Jean Dubuffet, Michel Thévoz et Slavko Kopac à la Collection de l’Art Brut, le 25 février 1976, la veille de l’inauguration du musée.
JEAN-JACQUES LAESER / ARCHIVES DE LA COLLECTION DE L'ART BRUT
Alors que la Collection de l’Art Brut fête ses 40 ans en remontant le fil son histoire, le MASI à Lugano dévoile le jardin imaginaire d’un créateur insolite. Etat des lieux d’un art de la marge qui a la cote.
Phénomène sociologique et idéologique plus que mouvement esthétique, l’Art Brut fascine aujourd’hui bien au-delà du cercle des défricheurs qui le rendirent visible durant la seconde moitié du XXe siècle. Son internationalisation et sa popularisation sont attestés par nombre de publications, de spectacles et d’événements (lire page suivante), à commencer par l’exposition «L’Art Brut de Jean Dubuffet, aux origines de la collection», qui célèbre les 40 ans d’existence de la Collection de l’Art Brut à Lausanne: l’institution-mère – tant d’un point de vue historique que pour l’ampleur de son fonds (plus de 60 000 pièces) – où le même Jean Dubuffet déposa en 1976 sa collection d’œuvres singulières, constituée au fil de vingt années de recherches hors des sentiers battus de l’art officiel.
«Dessins, peintures, ouvrages d’art de toutes sortes émanant de personnalités obscures, de maniaques, relevant d’impulsions spontanées, animées de fantaisie, voire de délire»1, écrit-il au début de ses prospections en Suisse, en août 1945, au médecin genevois Charles Ladame.

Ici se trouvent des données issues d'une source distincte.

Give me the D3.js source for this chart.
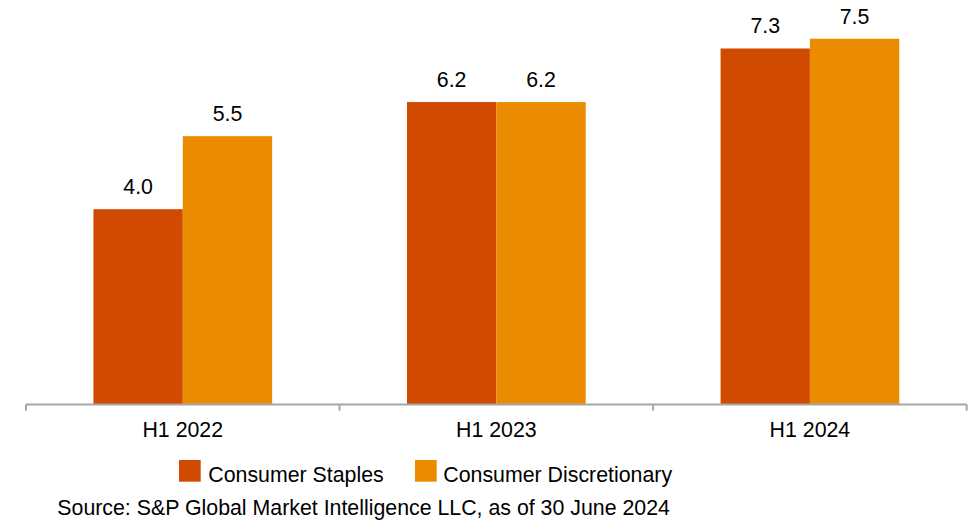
<!DOCTYPE html>
<html>
<head>
<meta charset="utf-8">
<script src="https://cdn.jsdelivr.net/npm/d3@7"></script>
<style>
  html, body { margin: 0; padding: 0; background: #fff; }
  svg { display: block; font-family: "Liberation Sans", Arial, sans-serif; }
</style>
</head>
<body>
<svg id="chart" width="979" height="520"></svg>
<script>
const categories = ["H1 2022", "H1 2023", "H1 2024"];
const seriesNames = ["Consumer Staples", "Consumer Discretionary"];
const staplesValues = [4.0, 6.2, 7.3];
const discretionaryValues = [5.5, 6.2, 7.5];
const valueLabels = [["4.0", "6.2", "7.3"], ["5.5", "6.2", "7.5"]];
const sourceText = "Source: S&P Global Market Intelligence LLC, as of 30 June 2024";
const colors = ["#D04A02", "#EB8C00"];

const svg = d3.select("#chart");
const fontSize = 21.33;

const x0 = d3.scaleBand().domain(categories).range([26, 966.7]).padding(0);
const groupW = 178.7;
const off = (x0.bandwidth() - groupW) / 2;
const x1 = d3.scaleBand().domain(seriesNames).range([off, off + groupW]).padding(0);
const y = d3.scaleLinear().domain([0, 8]).range([404, 14.4]);

const seriesData = [staplesValues, discretionaryValues];

const groups = svg.append("g").selectAll("g")
  .data(categories)
  .join("g")
  .attr("transform", d => `translate(${x0(d)},0)`);

groups.each(function(cat, ci) {
  const g = d3.select(this);
  seriesNames.forEach((s, si) => {
    const v = seriesData[si][ci];
    g.append("rect")
      .attr("x", x1(s))
      .attr("y", y(v))
      .attr("width", x1.bandwidth())
      .attr("height", y(0) - y(v))
      .attr("fill", colors[si]);
    g.append("text")
      .attr("x", x1(s) + x1.bandwidth() / 2)
      .attr("y", y(v) - 15)
      .attr("text-anchor", "middle")
      .attr("font-size", fontSize)
      .attr("fill", "#000")
      .text(valueLabels[si][ci]);
  });
});

// axis
const axisY = 404.5;
const axisColor = "#a6a6a6";
svg.append("line")
  .attr("x1", x0.range()[0]).attr("x2", x0.range()[1])
  .attr("y1", axisY).attr("y2", axisY)
  .attr("stroke", axisColor).attr("stroke-width", 2);
const edges = categories.map(c => x0(c)).concat([x0(categories[categories.length - 1]) + x0.bandwidth()]);
svg.append("g").selectAll("line")
  .data(edges)
  .join("line")
  .attr("x1", d => d).attr("x2", d => d)
  .attr("y1", axisY).attr("y2", 410.7)
  .attr("stroke", axisColor).attr("stroke-width", 2);

svg.append("g").selectAll("text")
  .data(categories)
  .join("text")
  .attr("x", d => x0(d) + x0.bandwidth() / 2)
  .attr("y", 436.7)
  .attr("text-anchor", "middle")
  .attr("font-size", fontSize)
  .attr("fill", "#000")
  .text(d => d);

// legend
const legendPos = [{sx: 179, tx: 208.3}, {sx: 415, tx: 443.3}];
seriesNames.forEach((s, i) => {
  svg.append("rect")
    .attr("x", legendPos[i].sx).attr("y", 460)
    .attr("width", 21.7).attr("height", 21.7)
    .attr("fill", colors[i]);
  svg.append("text")
    .attr("x", legendPos[i].tx).attr("y", 481.7)
    .attr("font-size", fontSize)
    .attr("fill", "#000")
    .text(s);
});

svg.append("text")
  .attr("x", 57.3).attr("y", 515)
  .attr("font-size", fontSize)
  .attr("fill", "#000")
  .text(sourceText);
</script>
</body>
</html>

Ce dernier avait réuni dès 1918 une collection de productions de patients dans un petit musée au sein de l’asile psychiatrique de Bel-Air, dont il fut le directeur de 1925 à 1939. A sa retraite, il fait don d’une quarantaine d’œuvres au futur père de la notion d’Art Brut car à cette époque, Jean Dubuffet n’a pas encore défini le concept. La découverte empirique primant alors sur l’exégèse, il cherche, tant dans l’art naïf que dans les dessins d’enfants, matière à confirmer son intuition d’un art «naturel» et non appris, par opposition aux savoir-faire issus des écoles et des conventions d’usage. Ces années de prospection et de tâtonnement forment la «phase de gestation théorique de l’Art Brut», selon Sarah Lombardi, actuelle directrice du musée lausannois, et commissaire de l’exposition anniversaire qu’elle a conçue comme «un retour aux origines de la notion créée par Dubuffet».